Federated Farmers meat & fibre industry group chairperson Miles Anderson said meat had been carrying the sheep industry for years, with many farmers regarding annual shearing more of an animal welfare responsibility than a money earner.
"Yet our crossbred wool is a wonder product — every single kilogram of wool retires the equivalent of 1.8kg of carbon dioxide from the atmosphere," he says.
"Wool is renowned as a fire retardant; it breathes in moisture from damp air, releasing it again when temperatures rise; it is easy to clean; superbly warm and — for most of us — non-allergenic.
"Modern weaving techniques can make crossbreds comfortable to wear against your skin, and the range of garments they go into is amazing."
Anderson said the fire which destroyed Grenfell Tower, claiming 71 lives, would likely have spread less rapidly had the building been fitted with woollen carpets and insulation.
But in contrast to wool, Anderson said petroleum-based synthetics shed micro-fibres into earth, air and sea.
"These can enter the food chain, with consequences to health not fully grasped.
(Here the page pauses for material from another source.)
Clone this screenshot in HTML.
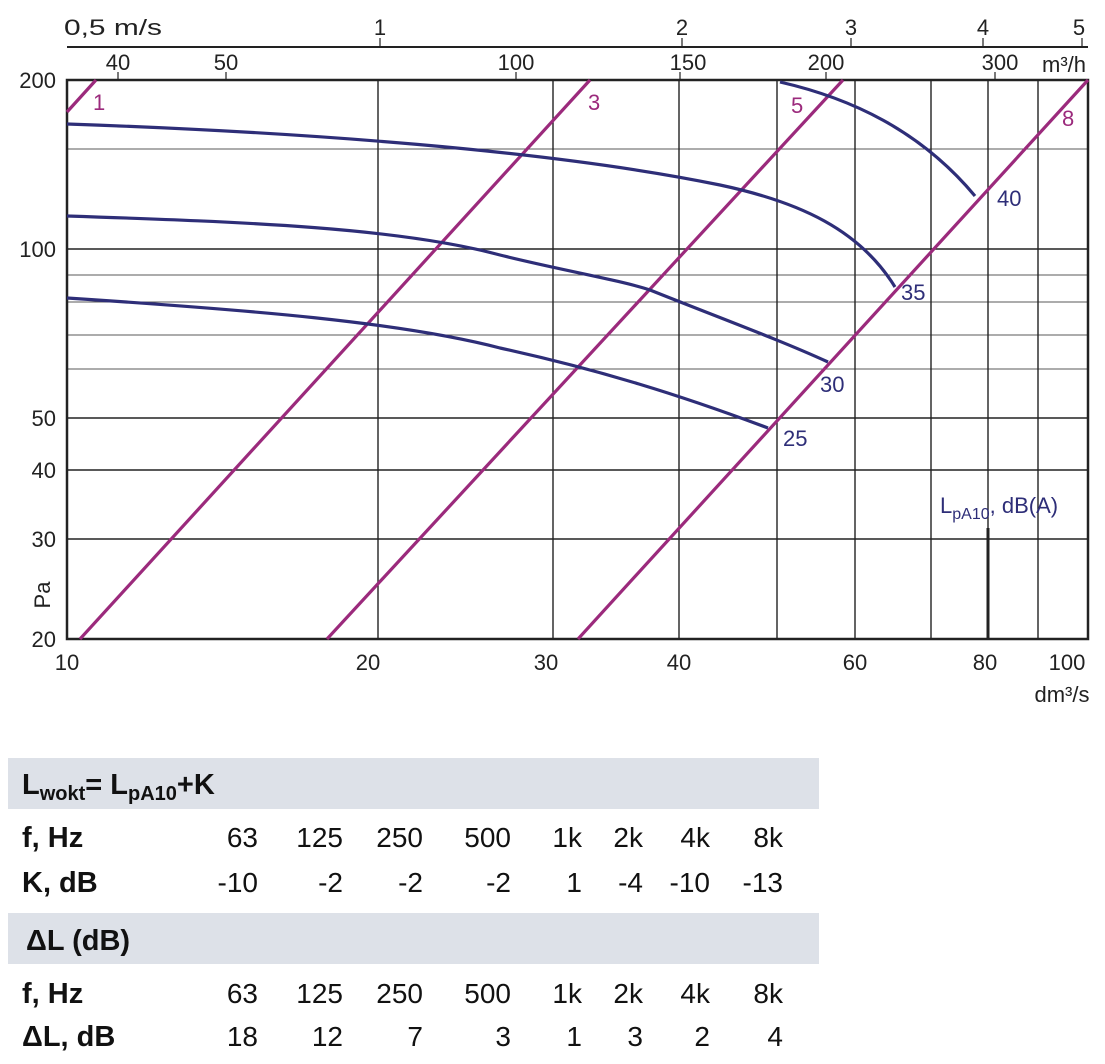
<!DOCTYPE html>
<html><head><meta charset="utf-8"><style>
body{margin:0;background:#fff;}
svg text{font-family:"Liberation Sans",sans-serif;}
</style></head><body>
<svg width="1105" height="1059" viewBox="0 0 1105 1059" xmlns="http://www.w3.org/2000/svg">
<!-- top m/s axis -->
<line x1="67" y1="47" x2="1088" y2="47" stroke="#222" stroke-width="2"/>
<g stroke="#222" stroke-width="1.2">
<line x1="380" y1="38" x2="380" y2="47"/><line x1="682" y1="38" x2="682" y2="47"/>
<line x1="851" y1="38" x2="851" y2="47"/><line x1="983" y1="38" x2="983" y2="47"/>
<line x1="1082" y1="38" x2="1082" y2="47"/>
<line x1="118" y1="72" x2="118" y2="80"/><line x1="226" y1="72" x2="226" y2="80"/>
<line x1="516" y1="72" x2="516" y2="80"/><line x1="680" y1="72" x2="680" y2="80"/>
<line x1="826" y1="72" x2="826" y2="80"/><line x1="995" y1="72" x2="995" y2="80"/>
</g>
<g font-size="22" fill="#222" transform="scale(1,1)">
<text x="64" y="35" textLength="98" lengthAdjust="spacingAndGlyphs">0,5  m/s</text>
<text x="380" y="35" text-anchor="middle">1</text>
<text x="682" y="35" text-anchor="middle">2</text>
<text x="851" y="35" text-anchor="middle">3</text>
<text x="983" y="35" text-anchor="middle">4</text>
<text x="1079" y="35" text-anchor="middle">5</text>
<text x="118" y="70" text-anchor="middle">40</text>
<text x="226" y="70" text-anchor="middle">50</text>
<text x="516" y="70" text-anchor="middle">100</text>
<text x="688" y="70" text-anchor="middle">150</text>
<text x="826" y="70" text-anchor="middle">200</text>
<text x="1000" y="70" text-anchor="middle">300</text>
<text x="1064" y="72" text-anchor="middle">m³/h</text>
</g>
<!-- grid -->
<g stroke="#222" stroke-width="0.8">
<line x1="67" y1="149" x2="1088" y2="149"/>
<line x1="67" y1="275" x2="1088" y2="275"/>
<line x1="67" y1="302" x2="1088" y2="302"/>
<line x1="67" y1="335" x2="1088" y2="335"/>
<line x1="67" y1="369" x2="1088" y2="369"/>
</g>
<g stroke="#222" stroke-width="1.4">
<line x1="67" y1="249" x2="1088" y2="249"/>
<line x1="67" y1="418" x2="1088" y2="418"/>
<line x1="67" y1="470" x2="1088" y2="470"/>
<line x1="67" y1="539" x2="1088" y2="539"/>
<line x1="378" y1="80" x2="378" y2="639"/><line x1="553" y1="80" x2="553" y2="639"/>
<line x1="679" y1="80" x2="679" y2="639"/><line x1="777" y1="80" x2="777" y2="639"/>
<line x1="855" y1="80" x2="855" y2="639"/><line x1="931" y1="80" x2="931" y2="639"/>
<line x1="988" y1="80" x2="988" y2="639"/><line x1="1038" y1="80" x2="1038" y2="639"/>
</g>
<rect x="67" y="80" width="1021" height="559" fill="none" stroke="#222" stroke-width="2.5"/>
<line x1="988" y1="528" x2="988" y2="639" stroke="#222" stroke-width="3"/>
<!-- magenta lines -->
<g stroke="#9b2a7c" stroke-width="3.2" fill="none">
<line x1="67" y1="112" x2="96" y2="80"/>
<line x1="80" y1="639" x2="590" y2="80"/>
<line x1="327" y1="639" x2="843" y2="80"/>
<line x1="578" y1="639" x2="1088" y2="80"/>
</g>
<!-- blue curves -->
<g stroke="#2e2e78" stroke-width="3.2" fill="none">
<path d="M780,82 C850,98 920,130 975,196"/>
<path d="M67,124 C300,132 550,150 720,185 C800,202 860,230 895,287"/>
<path d="M67,216 C250,222 400,228 500,255 C560,270 620,280 650,290 C720,318 780,340 828,362"/>
<path d="M67,298 C250,310 400,322 500,348 C600,370 680,395 768,428"/>
</g>
<g font-size="22">
<text x="93" y="110" fill="#9b2a7c">1</text>
<text x="588" y="110" fill="#9b2a7c">3</text>
<text x="791" y="113" fill="#9b2a7c">5</text>
<text x="1062" y="126" fill="#9b2a7c">8</text>
<text x="997" y="206" fill="#2e2e78">40</text>
<text x="901" y="300" fill="#2e2e78">35</text>
<text x="820" y="392" fill="#2e2e78">30</text>
<text x="783" y="446" fill="#2e2e78">25</text>
<text x="940" y="513" fill="#2e2e78">L<tspan font-size="16" dy="6">pA10</tspan><tspan dy="-6">, dB(A)</tspan></text>
</g>
<!-- axis labels -->
<g font-size="22" fill="#222">
<text x="56" y="88" text-anchor="end">200</text>
<text x="56" y="257" text-anchor="end">100</text>
<text x="56" y="426" text-anchor="end">50</text>
<text x="56" y="478" text-anchor="end">40</text>
<text x="56" y="547" text-anchor="end">30</text>
<text x="56" y="647" text-anchor="end">20</text>
<text x="50" y="595" transform="rotate(-90 50 595)" text-anchor="middle">Pa</text>
<text x="67" y="670" text-anchor="middle">10</text>
<text x="368" y="670" text-anchor="middle">20</text>
<text x="546" y="670" text-anchor="middle">30</text>
<text x="679" y="670" text-anchor="middle">40</text>
<text x="855" y="670" text-anchor="middle">60</text>
<text x="985" y="670" text-anchor="middle">80</text>
<text x="1067" y="670" text-anchor="middle">100</text>
<text x="1062" y="702" text-anchor="middle">dm³/s</text>
</g>
<!-- table -->
<rect x="8" y="758" width="811" height="51" fill="#dde1e8"/>
<rect x="8" y="913" width="811" height="51" fill="#dde1e8"/>
<g font-size="29" font-weight="bold" fill="#111">
<text x="22" y="794">L<tspan font-size="20" dy="6">wokt</tspan><tspan dy="-6">= L</tspan><tspan font-size="20" dy="6">pA10</tspan><tspan dy="-6">+K</tspan></text>
<text x="22" y="847">f, Hz</text>
<text x="22" y="892">K, dB</text>
<text x="26" y="950">ΔL (dB)</text>
<text x="22" y="1003">f, Hz</text>
<text x="22" y="1046">ΔL, dB</text>
</g>
<g font-size="28" fill="#111" text-anchor="end">
<text x="258" y="847">63</text><text x="343" y="847">125</text><text x="423" y="847">250</text><text x="511" y="847">500</text><text x="582" y="847">1k</text><text x="643" y="847">2k</text><text x="710" y="847">4k</text><text x="783" y="847">8k</text>
<text x="258" y="892">-10</text><text x="343" y="892">-2</text><text x="423" y="892">-2</text><text x="511" y="892">-2</text><text x="582" y="892">1</text><text x="643" y="892">-4</text><text x="710" y="892">-10</text><text x="783" y="892">-13</text>
<text x="258" y="1003">63</text><text x="343" y="1003">125</text><text x="423" y="1003">250</text><text x="511" y="1003">500</text><text x="582" y="1003">1k</text><text x="643" y="1003">2k</text><text x="710" y="1003">4k</text><text x="783" y="1003">8k</text>
<text x="258" y="1046">18</text><text x="343" y="1046">12</text><text x="423" y="1046">7</text><text x="511" y="1046">3</text><text x="582" y="1046">1</text><text x="643" y="1046">3</text><text x="710" y="1046">2</text><text x="783" y="1046">4</text>
</g>
</svg>
</body></html>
When wool decomposes it adds no pollution to earth at all — only a useful organic fertiliser."
He admitted a mistake was made years ago when farmers scrapped a levy toward research and development and marketing of wool.
Without the previous government-backed NZ Wool Board and lacking marketing might behind the likes of farmer-funded Zespri and Fonterra, crossbred wools were not promoted on the international stage.
But low profitability had also stymied the private sector's ability to promote wool adequately in other countries, he said.
"For example, the oil industry spends US$120 million into lobbying politicians in the United States annually, I'm told the budget available for wool growers to do the same is measured in the hundreds of thousands."
Yet Anderson said the environment would be worse off with less sheep farming.
As well as being carbon sinks, sheep chew through thousands of tonnes of weeds each year. These exotic plants would soon over-run hill country were sheep to be removed, he said.
"As smaller, lighter animals than cattle, sheep put less pressure on soils, causing less erosion. Cows are attracted to streams but as poor swimmers sheep tend to avoid them and the waste from sheep adds vastly lower levels of nutrients to waterways."
He said sheep will always be farmed for meat but, without a viable wool industry much of what is now sheep country would likely be used to run finish cattle, which demand far less care from farmers.
"Also, if wool were to effectively collapse, we could also expect hillier pasture to be retired for pine plantations.
"On the large scale, this kind of monoculture can spell disaster for small rural communities. The employment of a few tree planters, pruners and timber harvesters will never offset the quantities of pastoral farmers and contractors required to raise sheep," Anderson said.